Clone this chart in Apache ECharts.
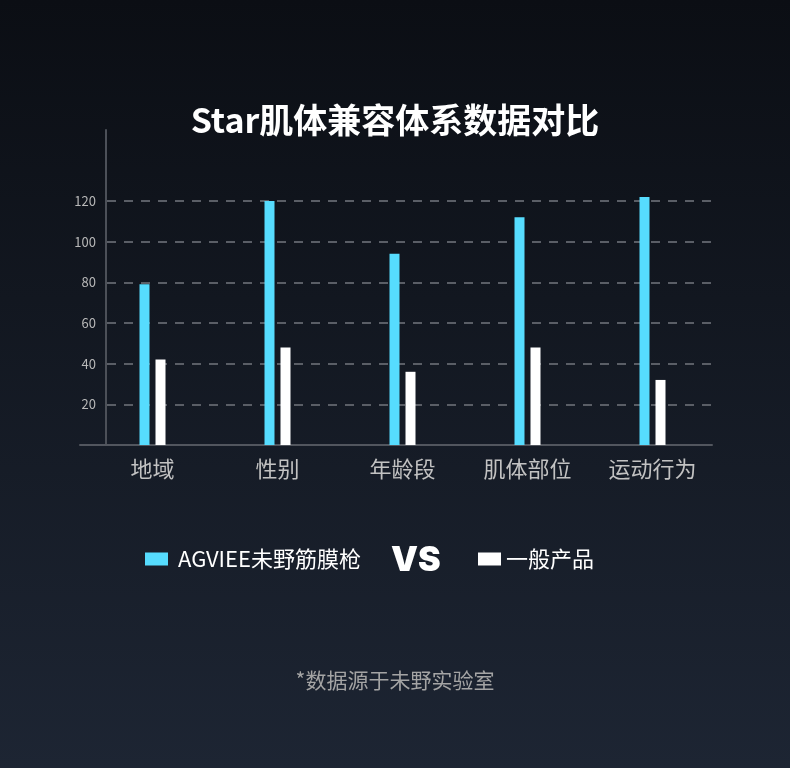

==

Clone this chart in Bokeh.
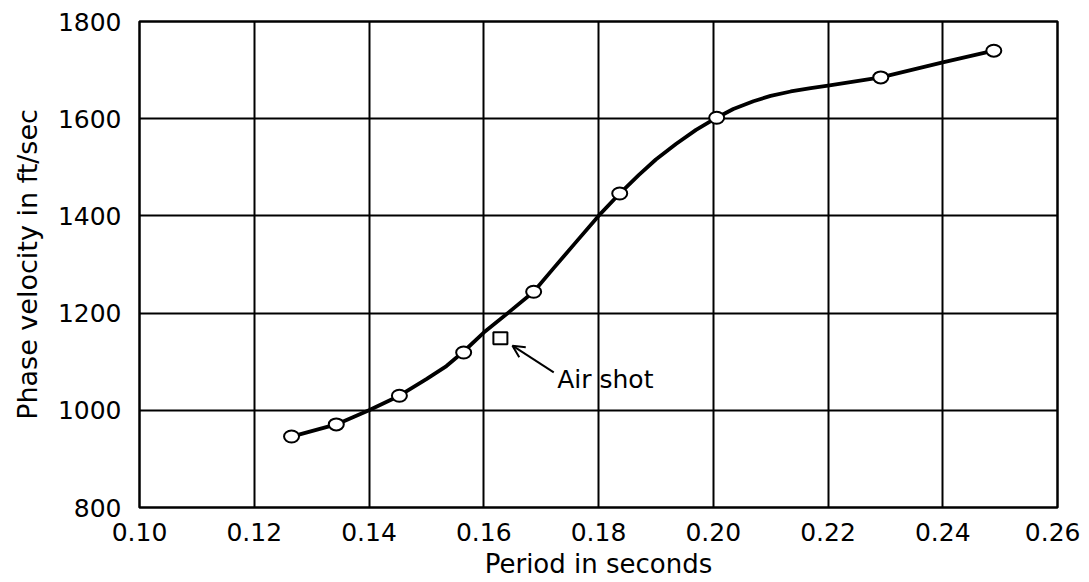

* * *

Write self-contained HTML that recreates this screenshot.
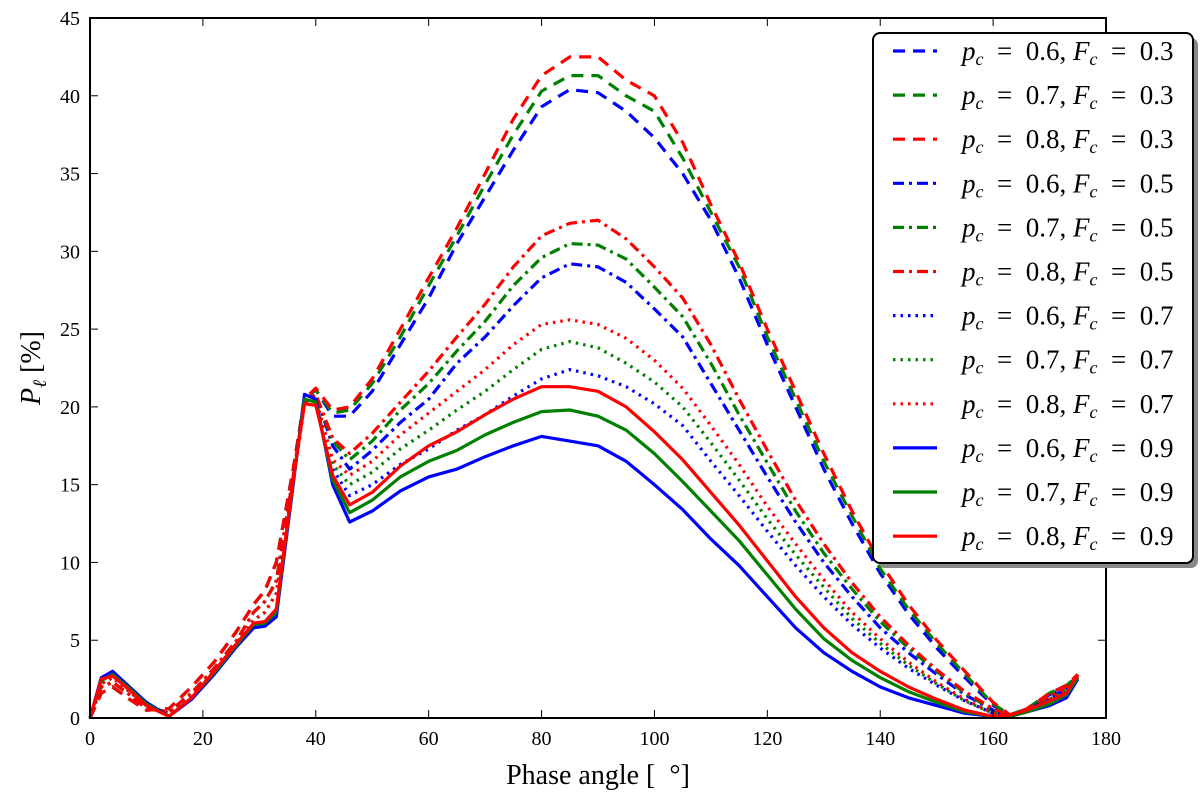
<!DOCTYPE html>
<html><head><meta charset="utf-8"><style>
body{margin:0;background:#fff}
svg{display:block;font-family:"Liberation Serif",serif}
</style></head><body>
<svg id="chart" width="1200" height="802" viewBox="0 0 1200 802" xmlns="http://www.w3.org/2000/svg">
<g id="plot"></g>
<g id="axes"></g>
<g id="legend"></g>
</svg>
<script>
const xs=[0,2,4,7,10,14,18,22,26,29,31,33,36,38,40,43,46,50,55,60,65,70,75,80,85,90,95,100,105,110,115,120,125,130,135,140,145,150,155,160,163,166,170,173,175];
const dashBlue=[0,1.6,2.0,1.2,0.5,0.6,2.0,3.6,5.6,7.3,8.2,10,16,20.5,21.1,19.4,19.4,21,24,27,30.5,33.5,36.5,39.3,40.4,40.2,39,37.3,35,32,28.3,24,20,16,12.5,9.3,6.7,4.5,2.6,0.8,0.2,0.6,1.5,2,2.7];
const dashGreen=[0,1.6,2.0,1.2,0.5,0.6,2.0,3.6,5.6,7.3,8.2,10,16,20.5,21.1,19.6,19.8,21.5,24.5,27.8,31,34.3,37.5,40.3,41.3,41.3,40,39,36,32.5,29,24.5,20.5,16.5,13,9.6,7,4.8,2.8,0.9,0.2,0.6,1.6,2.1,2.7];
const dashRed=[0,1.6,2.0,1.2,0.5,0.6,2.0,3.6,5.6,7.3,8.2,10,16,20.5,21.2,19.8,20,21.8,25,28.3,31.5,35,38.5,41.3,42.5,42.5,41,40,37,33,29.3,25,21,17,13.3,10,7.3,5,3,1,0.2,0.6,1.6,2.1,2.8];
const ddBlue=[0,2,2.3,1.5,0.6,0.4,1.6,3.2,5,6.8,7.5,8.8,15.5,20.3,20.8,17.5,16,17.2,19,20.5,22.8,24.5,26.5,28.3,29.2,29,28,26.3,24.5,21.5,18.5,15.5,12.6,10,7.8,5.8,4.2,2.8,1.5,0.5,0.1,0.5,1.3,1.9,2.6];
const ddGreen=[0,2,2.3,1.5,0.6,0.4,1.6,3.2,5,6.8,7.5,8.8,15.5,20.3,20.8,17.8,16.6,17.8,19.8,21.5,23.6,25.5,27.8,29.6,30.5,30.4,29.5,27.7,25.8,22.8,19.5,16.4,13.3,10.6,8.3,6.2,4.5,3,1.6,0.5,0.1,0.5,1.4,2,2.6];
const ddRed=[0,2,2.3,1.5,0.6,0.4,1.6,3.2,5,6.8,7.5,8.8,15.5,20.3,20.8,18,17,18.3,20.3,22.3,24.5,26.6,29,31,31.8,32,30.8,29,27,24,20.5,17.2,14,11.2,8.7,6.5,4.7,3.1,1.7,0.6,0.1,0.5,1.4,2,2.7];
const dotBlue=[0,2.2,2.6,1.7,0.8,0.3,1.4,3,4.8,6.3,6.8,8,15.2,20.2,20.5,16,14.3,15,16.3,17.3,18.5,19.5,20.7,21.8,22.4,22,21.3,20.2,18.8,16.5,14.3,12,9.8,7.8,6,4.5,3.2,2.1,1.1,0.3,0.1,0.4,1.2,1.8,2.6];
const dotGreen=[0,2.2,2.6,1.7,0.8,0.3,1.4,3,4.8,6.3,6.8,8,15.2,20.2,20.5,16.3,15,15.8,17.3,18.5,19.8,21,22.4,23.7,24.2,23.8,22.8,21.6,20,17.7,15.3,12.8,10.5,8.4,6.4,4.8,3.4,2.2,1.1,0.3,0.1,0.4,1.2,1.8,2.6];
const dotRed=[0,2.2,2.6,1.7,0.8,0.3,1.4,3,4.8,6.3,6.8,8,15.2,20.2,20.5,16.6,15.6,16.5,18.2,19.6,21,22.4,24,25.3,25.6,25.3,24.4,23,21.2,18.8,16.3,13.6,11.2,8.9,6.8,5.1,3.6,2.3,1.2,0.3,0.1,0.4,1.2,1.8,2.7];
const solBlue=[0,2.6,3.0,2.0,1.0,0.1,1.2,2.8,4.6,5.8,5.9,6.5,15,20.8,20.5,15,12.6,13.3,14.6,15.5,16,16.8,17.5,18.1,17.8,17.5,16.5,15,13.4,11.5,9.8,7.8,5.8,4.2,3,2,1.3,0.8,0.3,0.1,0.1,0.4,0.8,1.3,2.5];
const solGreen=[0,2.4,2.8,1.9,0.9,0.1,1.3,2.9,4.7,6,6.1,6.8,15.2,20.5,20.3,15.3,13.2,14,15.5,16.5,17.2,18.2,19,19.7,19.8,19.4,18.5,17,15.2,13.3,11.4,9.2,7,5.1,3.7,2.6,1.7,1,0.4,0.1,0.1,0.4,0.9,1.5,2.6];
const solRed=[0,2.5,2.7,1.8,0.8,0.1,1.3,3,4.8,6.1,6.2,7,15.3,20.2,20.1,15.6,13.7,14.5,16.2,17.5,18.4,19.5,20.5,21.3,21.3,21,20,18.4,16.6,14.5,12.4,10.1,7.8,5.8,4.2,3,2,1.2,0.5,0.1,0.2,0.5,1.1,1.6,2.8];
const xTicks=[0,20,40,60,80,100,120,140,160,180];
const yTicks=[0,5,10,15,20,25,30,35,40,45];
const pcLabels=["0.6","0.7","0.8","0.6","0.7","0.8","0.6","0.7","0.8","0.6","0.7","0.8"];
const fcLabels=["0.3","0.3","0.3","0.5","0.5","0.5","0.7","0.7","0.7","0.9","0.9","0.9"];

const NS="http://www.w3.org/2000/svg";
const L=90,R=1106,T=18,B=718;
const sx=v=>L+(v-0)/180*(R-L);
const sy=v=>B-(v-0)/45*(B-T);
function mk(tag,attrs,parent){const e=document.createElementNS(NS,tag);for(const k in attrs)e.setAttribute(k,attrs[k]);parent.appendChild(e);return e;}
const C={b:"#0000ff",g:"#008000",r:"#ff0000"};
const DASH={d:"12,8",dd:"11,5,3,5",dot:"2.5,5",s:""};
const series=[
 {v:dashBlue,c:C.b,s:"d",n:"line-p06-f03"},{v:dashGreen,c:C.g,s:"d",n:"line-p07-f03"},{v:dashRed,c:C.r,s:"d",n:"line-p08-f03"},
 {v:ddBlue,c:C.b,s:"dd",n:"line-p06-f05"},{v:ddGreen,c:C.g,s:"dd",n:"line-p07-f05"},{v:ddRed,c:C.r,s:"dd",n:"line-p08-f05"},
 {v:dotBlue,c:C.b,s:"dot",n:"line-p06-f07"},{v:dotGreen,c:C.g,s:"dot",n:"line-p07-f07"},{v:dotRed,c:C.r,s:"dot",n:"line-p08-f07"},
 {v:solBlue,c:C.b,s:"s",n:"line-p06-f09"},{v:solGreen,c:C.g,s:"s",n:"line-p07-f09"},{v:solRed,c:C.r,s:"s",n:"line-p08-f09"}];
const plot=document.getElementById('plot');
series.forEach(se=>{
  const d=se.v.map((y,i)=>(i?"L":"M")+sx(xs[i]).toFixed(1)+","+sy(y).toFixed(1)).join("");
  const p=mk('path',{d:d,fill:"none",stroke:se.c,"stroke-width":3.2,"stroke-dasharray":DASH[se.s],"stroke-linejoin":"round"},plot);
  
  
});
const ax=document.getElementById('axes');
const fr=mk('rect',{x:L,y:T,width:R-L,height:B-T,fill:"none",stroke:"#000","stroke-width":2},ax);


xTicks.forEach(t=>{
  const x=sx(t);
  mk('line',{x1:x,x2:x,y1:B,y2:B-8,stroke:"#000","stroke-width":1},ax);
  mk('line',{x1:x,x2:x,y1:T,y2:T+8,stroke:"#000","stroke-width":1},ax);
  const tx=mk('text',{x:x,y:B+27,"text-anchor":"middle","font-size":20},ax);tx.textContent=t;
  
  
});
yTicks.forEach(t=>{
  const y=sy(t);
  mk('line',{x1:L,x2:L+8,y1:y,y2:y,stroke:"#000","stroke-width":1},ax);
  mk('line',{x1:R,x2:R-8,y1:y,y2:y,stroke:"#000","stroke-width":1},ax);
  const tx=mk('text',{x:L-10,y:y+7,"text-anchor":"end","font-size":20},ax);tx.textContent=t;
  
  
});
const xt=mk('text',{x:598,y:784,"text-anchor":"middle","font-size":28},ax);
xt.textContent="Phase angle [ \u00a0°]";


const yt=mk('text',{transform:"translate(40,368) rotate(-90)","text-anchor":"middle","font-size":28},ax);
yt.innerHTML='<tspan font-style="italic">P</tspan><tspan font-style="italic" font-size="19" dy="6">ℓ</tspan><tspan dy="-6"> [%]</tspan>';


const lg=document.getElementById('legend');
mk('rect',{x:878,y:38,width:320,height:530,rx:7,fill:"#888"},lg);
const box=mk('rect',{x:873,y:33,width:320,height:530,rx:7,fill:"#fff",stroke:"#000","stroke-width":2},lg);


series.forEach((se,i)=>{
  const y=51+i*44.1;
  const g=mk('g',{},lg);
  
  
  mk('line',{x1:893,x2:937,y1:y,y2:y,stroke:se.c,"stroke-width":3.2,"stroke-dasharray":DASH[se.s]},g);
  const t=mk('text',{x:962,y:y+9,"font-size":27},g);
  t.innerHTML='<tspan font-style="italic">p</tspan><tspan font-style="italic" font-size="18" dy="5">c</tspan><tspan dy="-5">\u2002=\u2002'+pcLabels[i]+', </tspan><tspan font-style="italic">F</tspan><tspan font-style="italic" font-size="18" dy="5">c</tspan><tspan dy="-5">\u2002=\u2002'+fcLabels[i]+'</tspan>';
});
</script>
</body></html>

BRIEF:
Scan the listing above for the word "chart" and copy every line that holds it.

SOLUTION TO THE PROBLEM:
Clone this chart in Apache ECharts.
Clone this chart in Bokeh.
<svg id="chart" width="1200" height="802" viewBox="0 0 1200 802" xmlns="http://www.w3.org/2000/svg">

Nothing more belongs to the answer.